Repeat the data below exactly, dropping any pictures it holds.

···

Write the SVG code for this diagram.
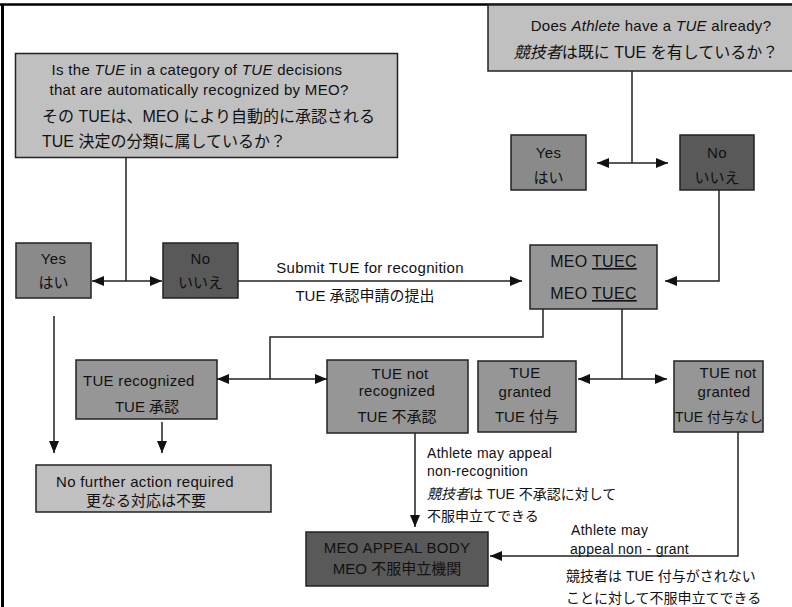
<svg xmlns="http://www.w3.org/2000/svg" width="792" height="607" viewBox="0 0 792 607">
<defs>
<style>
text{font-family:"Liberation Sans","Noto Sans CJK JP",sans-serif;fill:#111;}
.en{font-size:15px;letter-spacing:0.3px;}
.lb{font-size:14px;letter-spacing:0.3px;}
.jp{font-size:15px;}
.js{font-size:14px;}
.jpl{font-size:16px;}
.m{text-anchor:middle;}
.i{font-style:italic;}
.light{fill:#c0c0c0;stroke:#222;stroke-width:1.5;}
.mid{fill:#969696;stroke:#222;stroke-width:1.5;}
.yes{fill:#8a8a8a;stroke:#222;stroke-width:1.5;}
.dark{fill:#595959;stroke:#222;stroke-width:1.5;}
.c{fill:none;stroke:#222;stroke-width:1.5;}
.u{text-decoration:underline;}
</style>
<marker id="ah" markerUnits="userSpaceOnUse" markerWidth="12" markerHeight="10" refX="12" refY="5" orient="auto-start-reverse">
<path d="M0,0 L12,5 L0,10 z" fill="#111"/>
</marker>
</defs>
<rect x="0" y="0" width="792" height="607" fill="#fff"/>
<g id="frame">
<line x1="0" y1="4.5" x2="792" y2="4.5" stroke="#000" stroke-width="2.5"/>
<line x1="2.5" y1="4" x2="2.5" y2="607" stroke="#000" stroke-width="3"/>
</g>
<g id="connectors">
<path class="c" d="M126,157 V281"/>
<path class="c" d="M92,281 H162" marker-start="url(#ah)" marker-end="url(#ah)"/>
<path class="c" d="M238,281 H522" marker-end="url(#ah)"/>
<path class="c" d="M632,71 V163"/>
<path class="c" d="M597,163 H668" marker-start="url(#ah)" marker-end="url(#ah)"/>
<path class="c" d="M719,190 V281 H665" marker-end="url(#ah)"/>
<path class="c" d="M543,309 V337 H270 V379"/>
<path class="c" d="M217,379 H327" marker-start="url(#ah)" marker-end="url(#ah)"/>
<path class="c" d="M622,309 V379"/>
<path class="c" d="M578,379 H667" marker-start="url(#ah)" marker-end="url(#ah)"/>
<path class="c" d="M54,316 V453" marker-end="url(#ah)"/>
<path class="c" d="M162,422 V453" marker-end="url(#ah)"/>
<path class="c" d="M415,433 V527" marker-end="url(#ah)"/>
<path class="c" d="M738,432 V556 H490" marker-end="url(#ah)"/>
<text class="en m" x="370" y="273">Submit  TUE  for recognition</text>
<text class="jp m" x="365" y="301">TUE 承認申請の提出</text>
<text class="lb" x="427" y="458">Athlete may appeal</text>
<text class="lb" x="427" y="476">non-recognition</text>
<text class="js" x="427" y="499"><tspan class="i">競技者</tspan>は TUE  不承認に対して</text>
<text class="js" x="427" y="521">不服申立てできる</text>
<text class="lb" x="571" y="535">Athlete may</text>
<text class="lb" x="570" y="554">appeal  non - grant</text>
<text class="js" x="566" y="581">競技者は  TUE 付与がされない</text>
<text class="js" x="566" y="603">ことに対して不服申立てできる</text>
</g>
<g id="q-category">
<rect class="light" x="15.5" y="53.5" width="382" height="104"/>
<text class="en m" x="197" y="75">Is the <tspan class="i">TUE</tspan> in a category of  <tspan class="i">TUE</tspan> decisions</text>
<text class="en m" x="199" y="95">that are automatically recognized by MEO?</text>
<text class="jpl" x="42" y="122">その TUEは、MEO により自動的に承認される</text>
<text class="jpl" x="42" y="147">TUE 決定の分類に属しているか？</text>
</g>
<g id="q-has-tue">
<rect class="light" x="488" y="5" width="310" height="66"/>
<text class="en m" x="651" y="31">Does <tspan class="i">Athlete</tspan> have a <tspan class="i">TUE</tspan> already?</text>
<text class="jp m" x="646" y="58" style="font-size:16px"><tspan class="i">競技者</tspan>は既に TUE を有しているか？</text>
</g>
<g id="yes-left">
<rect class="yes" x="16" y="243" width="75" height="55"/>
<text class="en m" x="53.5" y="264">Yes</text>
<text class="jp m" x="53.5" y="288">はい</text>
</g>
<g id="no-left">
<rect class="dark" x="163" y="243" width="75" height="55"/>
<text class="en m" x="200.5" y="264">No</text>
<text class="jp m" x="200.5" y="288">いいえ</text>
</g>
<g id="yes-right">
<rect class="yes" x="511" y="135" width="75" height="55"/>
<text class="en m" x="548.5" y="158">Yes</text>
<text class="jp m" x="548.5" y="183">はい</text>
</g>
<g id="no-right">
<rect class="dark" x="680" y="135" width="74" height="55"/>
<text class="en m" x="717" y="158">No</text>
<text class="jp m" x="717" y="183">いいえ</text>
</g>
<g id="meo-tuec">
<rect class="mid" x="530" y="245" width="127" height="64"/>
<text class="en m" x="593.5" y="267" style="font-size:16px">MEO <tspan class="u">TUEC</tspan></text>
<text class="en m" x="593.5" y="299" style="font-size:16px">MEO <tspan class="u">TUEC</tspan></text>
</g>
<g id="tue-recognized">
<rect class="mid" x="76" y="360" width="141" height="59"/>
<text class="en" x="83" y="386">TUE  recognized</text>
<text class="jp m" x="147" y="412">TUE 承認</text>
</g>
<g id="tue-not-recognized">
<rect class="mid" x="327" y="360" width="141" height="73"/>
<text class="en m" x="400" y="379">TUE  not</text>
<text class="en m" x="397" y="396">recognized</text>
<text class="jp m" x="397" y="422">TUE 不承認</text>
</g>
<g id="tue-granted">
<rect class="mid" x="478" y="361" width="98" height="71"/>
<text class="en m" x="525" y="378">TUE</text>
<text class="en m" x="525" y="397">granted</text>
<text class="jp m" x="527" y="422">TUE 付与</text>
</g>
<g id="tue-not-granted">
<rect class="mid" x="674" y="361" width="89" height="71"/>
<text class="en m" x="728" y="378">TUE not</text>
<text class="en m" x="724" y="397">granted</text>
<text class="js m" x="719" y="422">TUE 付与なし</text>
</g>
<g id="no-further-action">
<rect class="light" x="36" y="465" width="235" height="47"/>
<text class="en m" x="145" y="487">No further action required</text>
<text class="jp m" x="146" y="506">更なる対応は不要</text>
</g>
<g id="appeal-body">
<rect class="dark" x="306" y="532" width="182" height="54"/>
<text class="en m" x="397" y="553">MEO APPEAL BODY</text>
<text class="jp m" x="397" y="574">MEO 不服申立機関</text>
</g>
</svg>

···

* Correct answer
Write the SVG code for this diagram.
<svg xmlns="http://www.w3.org/2000/svg" width="792" height="607" viewBox="0 0 792 607">
<defs>
<style>
text{font-family:"Liberation Sans","Noto Sans CJK JP",sans-serif;fill:#111;}
.en{font-size:15px;letter-spacing:0.3px;}
.lb{font-size:14px;letter-spacing:0.3px;}
.jp{font-size:15px;}
.js{font-size:14px;}
.jpl{font-size:16px;}
.m{text-anchor:middle;}
.i{font-style:italic;}
.light{fill:#c0c0c0;stroke:#222;stroke-width:1.5;}
.mid{fill:#969696;stroke:#222;stroke-width:1.5;}
.yes{fill:#8a8a8a;stroke:#222;stroke-width:1.5;}
.dark{fill:#595959;stroke:#222;stroke-width:1.5;}
.c{fill:none;stroke:#222;stroke-width:1.5;}
.u{text-decoration:underline;}
</style>
<marker id="ah" markerUnits="userSpaceOnUse" markerWidth="12" markerHeight="10" refX="12" refY="5" orient="auto-start-reverse">
<path d="M0,0 L12,5 L0,10 z" fill="#111"/>
</marker>
</defs>
<rect x="0" y="0" width="792" height="607" fill="#fff"/>
<g id="frame">
<line x1="0" y1="4.5" x2="792" y2="4.5" stroke="#000" stroke-width="2.5"/>
<line x1="2.5" y1="4" x2="2.5" y2="607" stroke="#000" stroke-width="3"/>
</g>
<g id="connectors">
<path class="c" d="M126,157 V281"/>
<path class="c" d="M92,281 H162" marker-start="url(#ah)" marker-end="url(#ah)"/>
<path class="c" d="M238,281 H522" marker-end="url(#ah)"/>
<path class="c" d="M632,71 V163"/>
<path class="c" d="M597,163 H668" marker-start="url(#ah)" marker-end="url(#ah)"/>
<path class="c" d="M719,190 V281 H665" marker-end="url(#ah)"/>
<path class="c" d="M543,309 V337 H270 V379"/>
<path class="c" d="M217,379 H327" marker-start="url(#ah)" marker-end="url(#ah)"/>
<path class="c" d="M622,309 V379"/>
<path class="c" d="M578,379 H667" marker-start="url(#ah)" marker-end="url(#ah)"/>
<path class="c" d="M54,316 V453" marker-end="url(#ah)"/>
<path class="c" d="M162,422 V453" marker-end="url(#ah)"/>
<path class="c" d="M415,433 V527" marker-end="url(#ah)"/>
<path class="c" d="M738,432 V556 H490" marker-end="url(#ah)"/>
<text class="en m" x="370" y="273">Submit  TUE  for recognition</text>
<text class="jp m" x="365" y="301">TUE 承認申請の提出</text>
<text class="lb" x="427" y="458">Athlete may appeal</text>
<text class="lb" x="427" y="476">non-recognition</text>
<text class="js" x="427" y="499"><tspan class="i">競技者</tspan>は TUE  不承認に対して</text>
<text class="js" x="427" y="521">不服申立てできる</text>
<text class="lb" x="571" y="535">Athlete may</text>
<text class="lb" x="570" y="554">appeal  non - grant</text>
<text class="js" x="566" y="581">競技者は  TUE 付与がされない</text>
<text class="js" x="566" y="603">ことに対して不服申立てできる</text>
</g>
<g id="q-category">
<rect class="light" x="15.5" y="53.5" width="382" height="104"/>
<text class="en m" x="197" y="75">Is the <tspan class="i">TUE</tspan> in a category of  <tspan class="i">TUE</tspan> decisions</text>
<text class="en m" x="199" y="95">that are automatically recognized by MEO?</text>
<text class="jpl" x="42" y="122">その TUEは、MEO により自動的に承認される</text>
<text class="jpl" x="42" y="147">TUE 決定の分類に属しているか？</text>
</g>
<g id="q-has-tue">
<rect class="light" x="488" y="5" width="310" height="66"/>
<text class="en m" x="651" y="31">Does <tspan class="i">Athlete</tspan> have a <tspan class="i">TUE</tspan> already?</text>
<text class="jp m" x="646" y="58" style="font-size:16px"><tspan class="i">競技者</tspan>は既に TUE を有しているか？</text>
</g>
<g id="yes-left">
<rect class="yes" x="16" y="243" width="75" height="55"/>
<text class="en m" x="53.5" y="264">Yes</text>
<text class="jp m" x="53.5" y="288">はい</text>
</g>
<g id="no-left">
<rect class="dark" x="163" y="243" width="75" height="55"/>
<text class="en m" x="200.5" y="264">No</text>
<text class="jp m" x="200.5" y="288">いいえ</text>
</g>
<g id="yes-right">
<rect class="yes" x="511" y="135" width="75" height="55"/>
<text class="en m" x="548.5" y="158">Yes</text>
<text class="jp m" x="548.5" y="183">はい</text>
</g>
<g id="no-right">
<rect class="dark" x="680" y="135" width="74" height="55"/>
<text class="en m" x="717" y="158">No</text>
<text class="jp m" x="717" y="183">いいえ</text>
</g>
<g id="meo-tuec">
<rect class="mid" x="530" y="245" width="127" height="64"/>
<text class="en m" x="593.5" y="267" style="font-size:16px">MEO <tspan class="u">TUEC</tspan></text>
<text class="en m" x="593.5" y="299" style="font-size:16px">MEO <tspan class="u">TUEC</tspan></text>
</g>
<g id="tue-recognized">
<rect class="mid" x="76" y="360" width="141" height="59"/>
<text class="en" x="83" y="386">TUE  recognized</text>
<text class="jp m" x="147" y="412">TUE 承認</text>
</g>
<g id="tue-not-recognized">
<rect class="mid" x="327" y="360" width="141" height="73"/>
<text class="en m" x="400" y="379">TUE  not</text>
<text class="en m" x="397" y="396">recognized</text>
<text class="jp m" x="397" y="422">TUE 不承認</text>
</g>
<g id="tue-granted">
<rect class="mid" x="478" y="361" width="98" height="71"/>
<text class="en m" x="525" y="378">TUE</text>
<text class="en m" x="525" y="397">granted</text>
<text class="jp m" x="527" y="422">TUE 付与</text>
</g>
<g id="tue-not-granted">
<rect class="mid" x="674" y="361" width="89" height="71"/>
<text class="en m" x="728" y="378">TUE not</text>
<text class="en m" x="724" y="397">granted</text>
<text class="js m" x="719" y="422">TUE 付与なし</text>
</g>
<g id="no-further-action">
<rect class="light" x="36" y="465" width="235" height="47"/>
<text class="en m" x="145" y="487">No further action required</text>
<text class="jp m" x="146" y="506">更なる対応は不要</text>
</g>
<g id="appeal-body">
<rect class="dark" x="306" y="532" width="182" height="54"/>
<text class="en m" x="397" y="553">MEO APPEAL BODY</text>
<text class="jp m" x="397" y="574">MEO 不服申立機関</text>
</g>
</svg>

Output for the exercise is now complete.